Airline CEO Attributes Time At UC For Inspiring His Aviation Launch

March 6, 2013

The chief executive of one of the world’s newest airlines says that his student experience and inspiration from the University of Canterbury (UC) to launch into to a globetrotting aviation career.

Former UC business graduate Campbell Wilson helped launch budget airline Scoot out of Singapore last year, having been appointed to lead the project in May 2011 by 100 percent shareholder Singapore Airlines.

From having just five staff 18 months ago to nearly 400 today, the airline is continuing rapid expansion with the first of 20 Boeing 787s on order. Scoot will be the second airline worldwide, after Air New Zealand, to operate the 787.

Scoot was established by Singapore Airlines Group to target the medium/long-haul budget market and flies from Singapore to eight cities - Sydney, Gold Coast, Tokyo, Taipei, Tianjin, Shenyang, Qingdao and Bangkok. Scoot’s flights are generally four to eight hours in length while most budget airlines operate within four hours.

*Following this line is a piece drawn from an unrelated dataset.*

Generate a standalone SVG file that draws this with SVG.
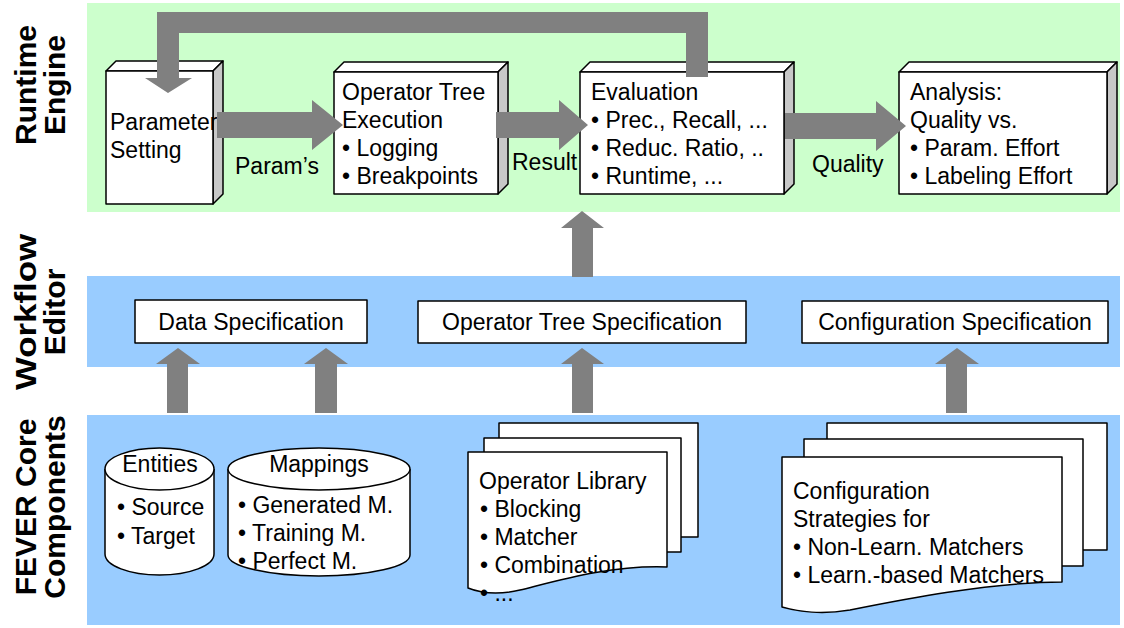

Wilson said he credited his time at UC for helping set him on his current path.

``Our target market is generally travelling for leisure, so we have adopted a personable approach as both our corporate positioning and on board. Our crew are encouraged to have fun and engage people, not to be as formal and subservient as is more typical on an Asian airline.

``We’ve created the term Scootitude to guide and encourage our staff, and to convey the sense of difference externally.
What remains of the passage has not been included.